Five research questions were asked:
- To what degree did programmes achieve their implementation aims across the five intervention objectives, and what factors at programme and policy level appeared to influence the achievement of implementation aims?
- What service user outcomes were achieved, for what groups, and to what degree?
- What programme-level factors were associated with the achievement of positive service user outcomes?
- What policy-level factors were associated with the achievement of those outcomes?
- To what degree were programme expectations met?
This was a mixed methods evaluation. Data were gathered via a range of quantitative and qualitative methods including: client monitoring data; a client satisfaction survey; a client follow-up survey; and qualitative interviews with clients, programme staff, programme partners and policy actors.
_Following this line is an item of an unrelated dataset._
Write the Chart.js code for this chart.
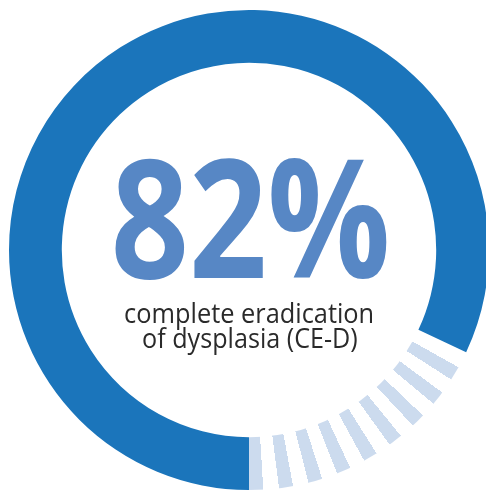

The collection of client monitoring and satisfaction data was ongoing, qualitative data were collected in two waves in Spring 2016 and 2017, and the follow-up survey was conducted in Spring 2017.
Evaluation design and methods
The methodological approach for this evaluation was shaped by the complexities of the project design, namely that:
- GOAL was multi-site (two sites in each of five countries, and four sites in the Netherlands) and multi-organisational.
- GOAL had multiple objectives.
- GOAL was predicated on cross-organisational collaboration.
- Each partner country had its own unique context and target groups (and target numbers to achieve).
- Programme resources were finite, and were by necessity and logic primarily focused on the interventions rather than the evaluation.
For these reasons, it was neither feasible nor advisable to conduct an experimental or quasi-experimental evaluation involving comparison groups. Instead the evaluation has positioned itself within the broad ‘Theory of Change’ (Weitzman et al., 2002) approach. the GOAL evaluation also draws on a specific type of Theory of Change evaluation: Realist Evaluation (Pawson and Tilley, 1997).